■ **SUPPLIED INFORMATION**
· · · · · · ·
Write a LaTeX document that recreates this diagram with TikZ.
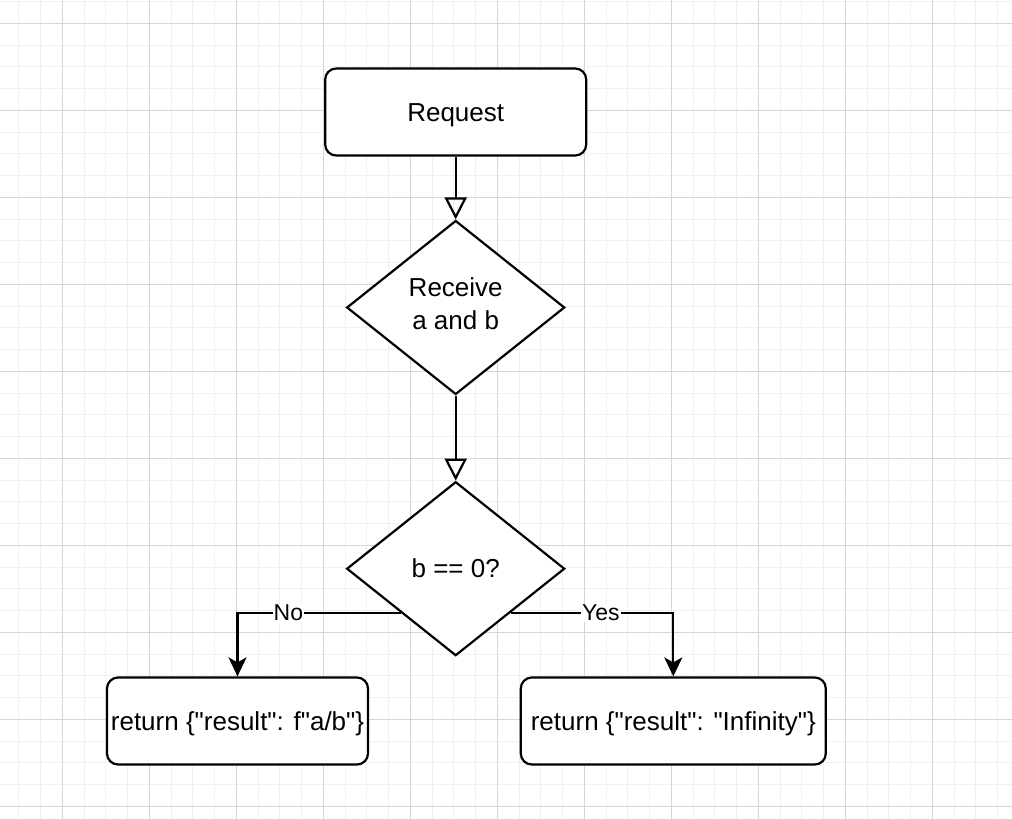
\documentclass[tikz,border=0pt]{standalone}
\usepackage{fontspec}
\setmainfont{Liberation Sans}[Ligatures=TeXOff]
\usetikzlibrary{shapes.geometric,arrows.meta}
\begin{document}
\begin{tikzpicture}[x=1pt,y=-1pt,
  every node/.style={font=\fontsize{26}{33}\selectfont, text=black},
  rbox/.style={draw=black, rounded corners=11pt, fill=white, line width=2.2pt, minimum height=87pt, inner sep=0pt, text height=18.6pt, text depth=0pt},
  dia/.style={draw=black, diamond, fill=white, line width=2.2pt, minimum width=218pt, minimum height=174pt, inner sep=0pt, aspect=1.25, align=center},
  flow/.style={line width=2.2pt, -{Triangle[open,length=22pt,width=22pt]}},
  branch/.style={line width=2.2pt, -{Stealth[length=19pt,width=18pt,inset=5pt]}},
  lbl/.style={fill=white, inner sep=1pt, font=\fontsize{23}{26}\selectfont},
  minorgrid/.style={line width=1pt, draw=black!6},
  majorgrid/.style={line width=1pt, draw=black!16}]
\useasboundingbox (0,0) rectangle (1012,819);
\fill[white] (0,0) rectangle (1012,819);
% grid
\foreach \i in {-2,...,43} \draw[minorgrid] ({62.3+21.75*\i},0) -- ({62.3+21.75*\i},819);
\foreach \i in {-1,...,36} \draw[minorgrid] (0,{23.3+21.75*\i}) -- (1012,{23.3+21.75*\i});
\foreach \j in {0,...,10} \draw[majorgrid] ({62.3+87*\j},0) -- ({62.3+87*\j},819);
\foreach \j in {0,...,9} \draw[majorgrid] (0,{23.3+87*\j}) -- (1012,{23.3+87*\j});
% nodes
\node[rbox, minimum width=261pt] (req) at (455.7,112) {Request};
\node[dia, label={[align=center, yshift=4pt, inner sep=0pt]center:{Receive\\a and b}}] (d1) at (455.7,307.5) {};
\node[dia] (d2) at (455.7,568.7) {b == 0?};
\node[rbox, minimum width=261pt] (lb) at (237.5,721) {return \{"result": f"a/b"\}};
\node[rbox, minimum width=305pt] (rb) at (673.3,721) {return \{"result": "Infinity"\}};
% connectors
\draw[flow] (req.south) -- (d1.north);
\draw[flow] (d1.south) -- (d2.north);
\draw[branch] (d2.south west) -| node[lbl,pos=0.344]{No} (lb.north);
\draw[branch] (d2.south east) -| node[lbl,pos=0.277]{Yes} (rb.north);
\end{tikzpicture}
\end{document}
· · · · · · ·
Without including any pictures, print all of the material exactly as given.

■ **RESULT OF THE TASK**
Write a LaTeX document that recreates this diagram with TikZ.
\documentclass[tikz,border=0pt]{standalone}
\usepackage{fontspec}
\setmainfont{Liberation Sans}[Ligatures=TeXOff]
\usetikzlibrary{shapes.geometric,arrows.meta}
\begin{document}
\begin{tikzpicture}[x=1pt,y=-1pt,
  every node/.style={font=\fontsize{26}{33}\selectfont, text=black},
  rbox/.style={draw=black, rounded corners=11pt, fill=white, line width=2.2pt, minimum height=87pt, inner sep=0pt, text height=18.6pt, text depth=0pt},
  dia/.style={draw=black, diamond, fill=white, line width=2.2pt, minimum width=218pt, minimum height=174pt, inner sep=0pt, aspect=1.25, align=center},
  flow/.style={line width=2.2pt, -{Triangle[open,length=22pt,width=22pt]}},
  branch/.style={line width=2.2pt, -{Stealth[length=19pt,width=18pt,inset=5pt]}},
  lbl/.style={fill=white, inner sep=1pt, font=\fontsize{23}{26}\selectfont},
  minorgrid/.style={line width=1pt, draw=black!6},
  majorgrid/.style={line width=1pt, draw=black!16}]
\useasboundingbox (0,0) rectangle (1012,819);
\fill[white] (0,0) rectangle (1012,819);
% grid
\foreach \i in {-2,...,43} \draw[minorgrid] ({62.3+21.75*\i},0) -- ({62.3+21.75*\i},819);
\foreach \i in {-1,...,36} \draw[minorgrid] (0,{23.3+21.75*\i}) -- (1012,{23.3+21.75*\i});
\foreach \j in {0,...,10} \draw[majorgrid] ({62.3+87*\j},0) -- ({62.3+87*\j},819);
\foreach \j in {0,...,9} \draw[majorgrid] (0,{23.3+87*\j}) -- (1012,{23.3+87*\j});
% nodes
\node[rbox, minimum width=261pt] (req) at (455.7,112) {Request};
\node[dia, label={[align=center, yshift=4pt, inner sep=0pt]center:{Receive\\a and b}}] (d1) at (455.7,307.5) {};
\node[dia] (d2) at (455.7,568.7) {b == 0?};
\node[rbox, minimum width=261pt] (lb) at (237.5,721) {return \{"result": f"a/b"\}};
\node[rbox, minimum width=305pt] (rb) at (673.3,721) {return \{"result": "Infinity"\}};
% connectors
\draw[flow] (req.south) -- (d1.north);
\draw[flow] (d1.south) -- (d2.north);
\draw[branch] (d2.south west) -| node[lbl,pos=0.344]{No} (lb.north);
\draw[branch] (d2.south east) -| node[lbl,pos=0.277]{Yes} (rb.north);
\end{tikzpicture}
\end{document}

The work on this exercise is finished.